The real deconstruction of the boat started during the evening low tide on 15 August. It was supposed to start on the morning low tide, but there was a problem with the equipment and the crew spent the day waiting for and installing parts. The salvage crew used a crane to lower a small excavator onto the beach, which gathered debris into a large pile. The excavator was also used to smash the remains of the boat into smaller pieces, so the crane could hoist them up the cliff. My husband walked down to the lab and took some video of the action:
I was at the lab on the morning of 16 August and took some pictures, too. The coastal access pathway is blocked around the area where the salvagers are working, so I could get only so close. Plus, the lighting conditions were about as bad as daylight can be, for taking photos: I was shooting directly into a bright morning sun, with a lot of fog in the air. As a result these photos aren’t great, or even good, but they give a sense of what was going on at the time.

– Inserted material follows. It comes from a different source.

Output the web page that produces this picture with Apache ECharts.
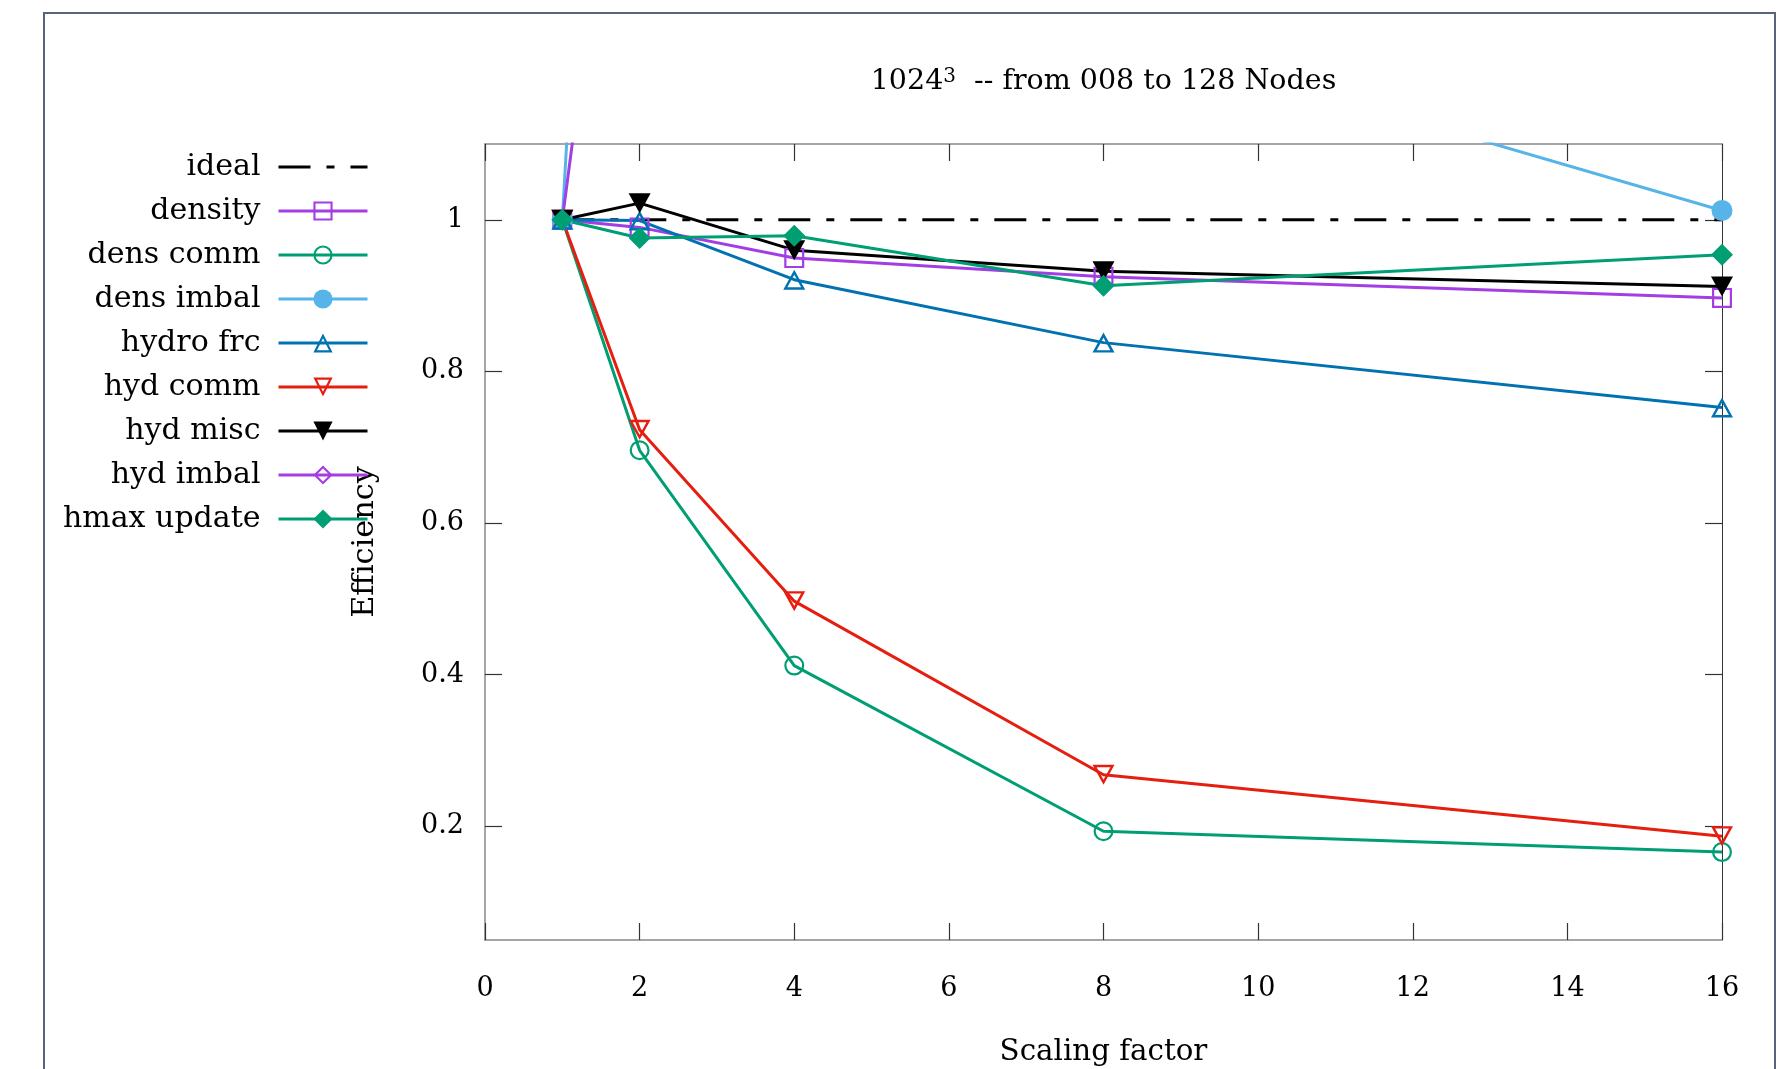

This picture of the crane was taken before any actual clean-up activity had started. The crane is positioned near the edge of the cliff on the coastal access trail. In this photo it is swiveled 180° away from the cliff.
While the crane was being fired up and moved into working position, two guys were on the beach using an excavator on the beach remove debris from the deck of the F/V Pacific Quest into a pile on the beach itself:
Then salvage workers attached a piece of debris to the line that was lowered by the crane:
And the crane began to lift up the chunk of debris:
And finally the piece of wreckage was taken off the beach:
I imagine the same sequence of events was repeated many times that morning, as often as the tide would allow. I hope the salvage guys are also picking up the flotsam that was carried to other beaches. The work will be limited by the tides. Fortunately we’re into neap tides now, which is a mixed blessing. The highs and lows won’t be as extreme as they were a week ago, resulting in less time that the crew can work on the beach (bad) as well as tides that are less likely to wash flotsam off the beach and back into the water (good).
The last I heard, the clean-up at the Terrace Point site was supposed to be completed by Saturday. That’s tomorrow. Today (Friday 17 August) I went out to the point and had a nice chat with the security guy, who updated me on the progress. He said the crew removed the rest of the boat and a fuel tank yesterday. And the site of the original wreck is now clear of large pieces of boat:
There is one more fuel tank on the other side of that point, which the salvage crew will work on removing this evening at 20:00h when the tide will be low again. There are also people picking up debris on the Natural Bridges side of the point.
It isn’t easy, working in these conditions, and once the immediate hazard of additional fuel discharge was abated the clean-up seems to have made slow but steady progress. Most of the flotsam is already gone, except for the inevitable little pieces that will get missed in this initial burst of clean-up activity. This Sunday, a week after the initial shipwreck, a visitor to the beach will not know that anything of interest happened here. Those of us who live and work and study here will remember, though.